Kingdom of Saudi Arabia, with its sights set on Vision 2030, has introduced world-class technology in its academies across the country. This technology is meant to prepare students for effective computer literacy and digital citizenship in a kaleidoscopic global society. For instance, every classroom at King Saud University (KSU) is fully equipped with an e-podium, projector and smartboard that instructors can and should use in their lesson planning and execution. Such tools enable language teachers, in particular, to establish an active-learning environment in which students are deliberately and autonomously experimenting with the language in a communicative, dynamic and purposeful manner.
Furthermore, such accessible technology has facilitated the gamification of learning. Educators can convert parts of their lessons into games as a way of reinforcing lesson objectives. This allows for the introduction of new concepts and can encourage better student participation.
Kahoot! is one way teachers at KSU are achieving the aforementioned. This interactive and competitive game is designed to quiz students on some aspects of knowledge they have gained. Therefore, building camaraderie in the class as everyone uses the app to answer generated questions that are displayed on the smartboard, and with answers being selected through their mobiles, tablets or laptops.
In fact, the gamification of education is also evident in the hybrid approach that characterizes many universities curricula. Hybrid learning involves both face-to-face classroom attendance and a virtual component in which students must contribute to online discussions and complete homework tasks using a Learning Management System (LMS) such as Blackboard.

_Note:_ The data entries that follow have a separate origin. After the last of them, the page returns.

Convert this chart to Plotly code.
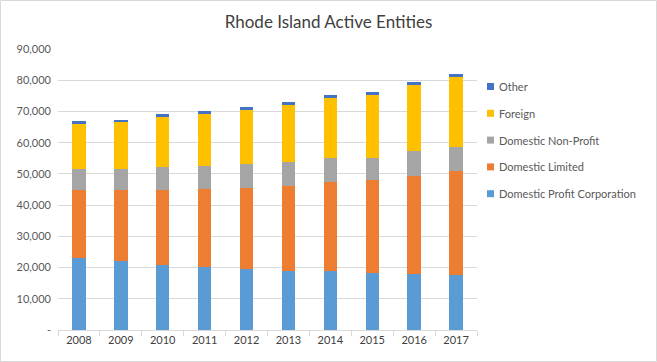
import plotly.graph_objects as go

years = ["2008", "2009", "2010", "2011", "2012", "2013", "2014", "2015", "2016", "2017"]
domestic_profit = [23100, 22100, 20700, 20100, 19400, 18800, 18800, 18200, 17900, 17500]
domestic_limited = [21900, 22800, 24200, 25100, 26100, 27400, 28600, 29900, 31500, 33400]
domestic_nonprofit = [6600, 6700, 7300, 7400, 7700, 7600, 7700, 7000, 8000, 7800]
foreign = [14400, 15100, 16100, 16600, 17300, 18300, 19300, 20200, 21100, 22300]
other = [1000, 600, 900, 1000, 1000, 1000, 900, 1000, 1000, 1100]

tick_vals = [0, 10000, 20000, 30000, 40000, 50000, 60000, 70000, 80000, 90000]
tick_text = ["-", "10,000", "20,000", "30,000", "40,000", "50,000", "60,000", "70,000", "80,000", "90,000"]

series = [
    ("Domestic Profit Corporation", domestic_profit, "#5B9BD5"),
    ("Domestic Limited", domestic_limited, "#ED7D31"),
    ("Domestic Non-Profit", domestic_nonprofit, "#A5A5A5"),
    ("Foreign", foreign, "#FFC000"),
    ("Other", other, "#4472C4"),
]

FONT = "Lato, Liberation Sans, Arial, sans-serif"
W, H = 657, 362
L, R, T, B = 58, 180, 49, 32
pw, ph = W - L - R, H - T - B

fig = go.Figure()
for name, vals, color in series:
    fig.add_trace(go.Bar(x=years, y=vals, name=name, marker=dict(color=color, line=dict(width=0)),
                         showlegend=False))

# custom legend (Excel style: small squares, top item = last series)
shapes = [dict(type="rect", xref="paper", yref="paper",
               x0=(-L + 0.5) / pw, x1=1 + (R - 0.5) / pw,
               y0=(-B + 0.5) / ph, y1=1 + (T - 0.5) / ph,
               line=dict(color="#D9D9D9", width=1), layer="below")]
annotations = []
for k, (name, vals, color) in enumerate(reversed(series)):
    cy = 86.5 + 26.8 * k
    shapes.append(dict(type="rect", xref="paper", yref="paper",
                       x0=(487 - L) / pw, x1=(494 - L) / pw,
                       y0=(H - B - (cy + 3.5)) / ph, y1=(H - B - (cy - 3.5)) / ph,
                       fillcolor=color, line=dict(width=0)))
    annotations.append(dict(text=name, xref="paper", yref="paper", x=(497 - L) / pw,
                            y=(H - B - cy) / ph, xanchor="left", yanchor="middle",
                            showarrow=False, font=dict(family=FONT, size=11, color="#595959")))

fig.update_layout(
    width=W, height=H,
    barmode="stack", bargap=0.68,
    margin=dict(l=L, r=R, t=T, b=B, autoexpand=False),
    paper_bgcolor="white", plot_bgcolor="white",
    font=dict(family=FONT, size=11, color="#595959"),
    title=dict(text="Rhode Island Active Entities", x=0.5, xref="container", xanchor="center",
               y=1 - 22 / H, yanchor="middle",
               font=dict(family=FONT, size=17, color="#404040")),
    showlegend=False,
    xaxis=dict(showgrid=False, showline=True, linecolor="#D9D9D9", linewidth=1,
               ticks="outside", tickson="boundaries", ticklen=5, tickcolor="#D9D9D9",
               tickfont=dict(size=11, color="#404040")),
    yaxis=dict(range=[0, 90000], tickvals=tick_vals, ticktext=tick_text, showgrid=True,
               gridcolor="#D9D9D9", gridwidth=1, zeroline=False, showline=False,
               tickfont=dict(size=11, color="#595959"), ticks="", ticklabelstandoff=6),
    shapes=shapes,
    annotations=annotations,
)

fig.write_html("out.html", config={"displayModeBar": False},
               post_script="document.body.style.margin='0';document.body.style.overflow='hidden';")
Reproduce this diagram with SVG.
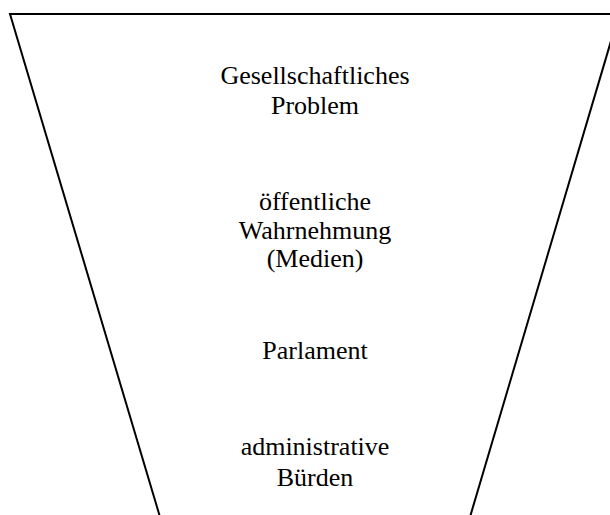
<svg xmlns="http://www.w3.org/2000/svg" width="610" height="515" viewBox="0 0 610 515">
<style>
.lbl{font-family:"Liberation Serif","Times New Roman",serif;font-size:26px;fill:#000;text-anchor:middle}
.edge{fill:none;stroke:#000;stroke-width:2}
</style>
<rect width="610" height="515" fill="#fff"/>
<g id="funnel">
<path class="edge" d="M160,517 L10,14 L619,14 L470,517"/>
</g>
<g id="problem">
<text class="lbl" x="315" y="84">Gesellschaftliches</text>
<text class="lbl" x="315" y="114">Problem</text>
</g>
<g id="medien">
<text class="lbl" x="315" y="210">öffentliche</text>
<text class="lbl" x="315" y="239">Wahrnehmung</text>
<text class="lbl" x="315" y="267">(Medien)</text>
</g>
<g id="parlament">
<text class="lbl" x="315" y="359">Parlament</text>
</g>
<g id="buerden">
<text class="lbl" x="315" y="455">administrative</text>
<text class="lbl" x="315" y="486">Bürden</text>
</g>
</svg>
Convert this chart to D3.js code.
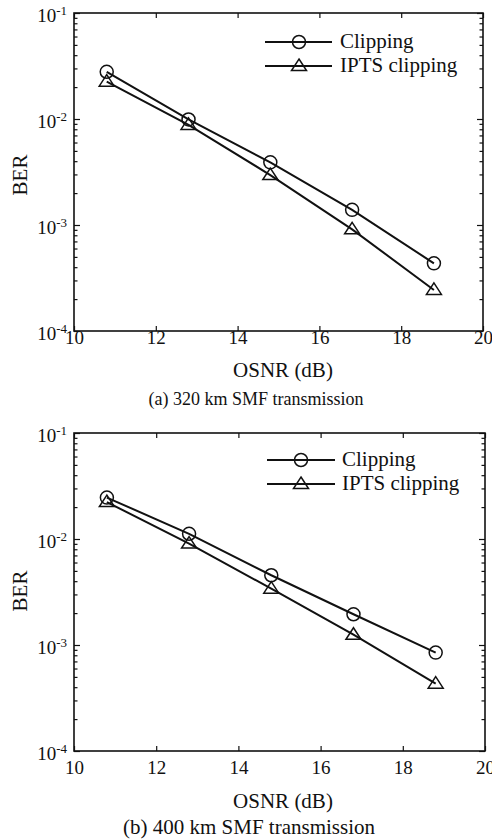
<!DOCTYPE html>
<html>
<head>
<meta charset="utf-8">
<script src="https://cdn.jsdelivr.net/npm/d3@7/dist/d3.min.js"></script>
<style>
  html, body { margin: 0; padding: 0; background: #fff; }
  svg { display: block; }
  text { font-family: "Liberation Serif", "Times New Roman", serif; fill: #111; }
</style>
</head>
<body>
<svg id="chart" width="492" height="840"></svg>
<script>
// OSNR sweep points (dB), shared by both panels
const osnr = [10.8, 12.8, 14.8, 16.8, 18.8];

// BER after 320 km SMF
const berClip320 = [0.0279, 0.0099, 0.0039, 0.00139, 0.000435];
const berIpts320 = [0.0225, 0.0088, 0.00296, 0.00091, 0.000244];

// BER after 400 km SMF
const berClip400 = [0.0246, 0.0112, 0.00455, 0.00195, 0.000848];
const berIpts400 = [0.0223, 0.00905, 0.0034, 0.00125, 0.000432];

const seriesNames = ["Clipping", "IPTS clipping"];
const xTicks = [10, 12, 14, 16, 18, 20];
const yTicks = [1e-1, 1e-2, 1e-3, 1e-4];
const yExponents = ["-1", "-2", "-3", "-4"];
const captions = ["(a) 320 km SMF transmission", "(b) 400 km SMF transmission"];

const panels = [
  {
    box: { left: 74, right: 483, top: 13, bottom: 331 },
    series: [berClip320, berIpts320],
    caption: captions[0], captionX: 256, captionY: 405, captionSize: 18,
    xPad: -0.5, osnrY: 377, berY: 175,
    legend: { x0: 265, x1: 332, xm: 299, y: [42, 66], tx: 340 }
  },
  {
    box: { left: 74, right: 485, top: 433, bottom: 751 },
    series: [berClip400, berIpts400],
    caption: captions[1], captionX: 249, captionY: 834, captionSize: 21,
    xPad: 9.5, osnrY: 808, berY: 591,
    legend: { x0: 267, x1: 335, xm: 301, y: [460, 484], tx: 342 }
  }
];

// log-decade minor tick positions 2..9 inside each decade
const minorTicks = [];
[1e-4, 1e-3, 1e-2].forEach(d => d3.range(2, 10).forEach(k => minorTicks.push(d * k)));

const svg = d3.select("#chart");

function marker(g, kind, x, y) {
  if (kind === 0) {
    g.append("circle")
      .attr("cx", x).attr("cy", y).attr("r", 6.5)
      .attr("fill", "none").attr("stroke", "#111").attr("stroke-width", 1.5);
  } else {
    g.append("path")
      .attr("d", `M${x},${y - 7}L${x + 7.5},${y + 4.5}L${x - 7.5},${y + 4.5}Z`)
      .attr("fill", "none").attr("stroke", "#111").attr("stroke-width", 1.5)
      .attr("stroke-linejoin", "miter");
  }
}

panels.forEach(p => {
  const b = p.box;
  const x = d3.scaleLinear().domain([10, 20]).range([b.left, b.right]);
  const y = d3.scaleLog().domain([1e-4, 1e-1]).range([b.bottom, b.top]);
  const g = svg.append("g");

  const styleAxis = sel => {
    sel.select(".domain").remove();
    sel.selectAll(".tick line").attr("stroke", "#111").attr("stroke-width", 1.2);
  };

  // bottom axis with labels
  const xb = g.append("g").attr("transform", `translate(0,${b.bottom})`)
    .call(d3.axisBottom(x).tickValues(xTicks).tickSize(-5).tickPadding(p.xPad).tickFormat(d3.format("d")));
  styleAxis(xb);
  xb.selectAll("text").attr("font-size", 19).attr("fill", "#111")
    .style("font-family", "'Liberation Serif', serif");

  // top axis ticks
  const xt = g.append("g").attr("transform", `translate(0,${b.top})`)
    .call(d3.axisTop(x).tickValues(xTicks).tickSize(-5).tickFormat(""));
  styleAxis(xt);

  // left / right major and minor ticks
  [[d3.axisLeft, b.left], [d3.axisRight, b.right]].forEach(([ax, pos]) => {
    const major = g.append("g").attr("transform", `translate(${pos},0)`)
      .call(ax(y).tickValues(yTicks).tickSize(-6).tickFormat(""));
    styleAxis(major);
    const minor = g.append("g").attr("transform", `translate(${pos},0)`)
      .call(ax(y).tickValues(minorTicks).tickSize(-3.5).tickFormat(""));
    styleAxis(minor);
  });

  // y tick labels as 10 with superscript exponent
  yTicks.forEach((v, i) => {
    const t = g.append("text")
      .attr("x", b.left - 7).attr("y", y(v) + 8.5)
      .attr("text-anchor", "end").attr("font-size", 19);
    t.append("tspan").text("10");
    t.append("tspan").attr("font-size", 13).attr("dy", -7).text(yExponents[i]);
  });

  // plot frame
  g.append("rect")
    .attr("x", b.left).attr("y", b.top)
    .attr("width", b.right - b.left).attr("height", b.bottom - b.top)
    .attr("fill", "none").attr("stroke", "#111").attr("stroke-width", 1.6);

  // series lines and markers
  const line = d3.line().x(d => x(d[0])).y(d => y(d[1]));
  p.series.forEach((vals, si) => {
    const pts = osnr.map((o, i) => [o, vals[i]]);
    g.append("path").datum(pts).attr("d", line)
      .attr("fill", "none").attr("stroke", "#111").attr("stroke-width", 2);
    pts.forEach(d => marker(g, si, x(d[0]), y(d[1])));
  });

  // legend
  const L = p.legend;
  seriesNames.forEach((name, si) => {
    const ly = L.y[si];
    g.append("line").attr("x1", L.x0).attr("x2", L.x1).attr("y1", ly).attr("y2", ly)
      .attr("stroke", "#111").attr("stroke-width", 2);
    marker(g, si, L.xm, ly);
    g.append("text").attr("x", L.tx).attr("y", ly + 6).attr("font-size", 21).text(name);
  });

  // axis titles and caption
  g.append("text").attr("x", 283).attr("y", p.osnrY)
    .attr("text-anchor", "middle").attr("font-size", 21).text("OSNR (dB)");
  g.append("text").attr("transform", `translate(26.5,${p.berY}) rotate(-90)`)
    .attr("text-anchor", "middle").attr("font-size", 21).text("BER");
  g.append("text").attr("x", p.captionX).attr("y", p.captionY)
    .attr("text-anchor", "middle").attr("font-size", p.captionSize).text(p.caption);
});
</script>
</body>
</html>
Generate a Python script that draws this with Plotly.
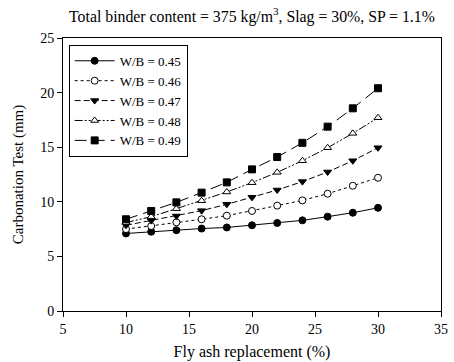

The gamification of education is also evident in the hybrid approach that characterizes many universities curricula.
The English Language Skills Department at KSU has incorporated this hybrid approach into its curriculum. This allows students to practice what they are learning in class and at home via the LMS. These virtual activities may take the form of vocabulary and grammar games, thematic discussion questions, and reading and listening passages, all meant to supplement what is learned in class.
In short, the amount of edutainment options is boundless as educational technology continues to evolve here in the Kingdom, the Middle East and in the world. Thus, employing active learning teaching techniques in higher education should no longer be a difficulty for cutting-edge classrooms. Teachers and institutions are seeking to ready the next generation of government, industry and academic professionals for life in a digital world.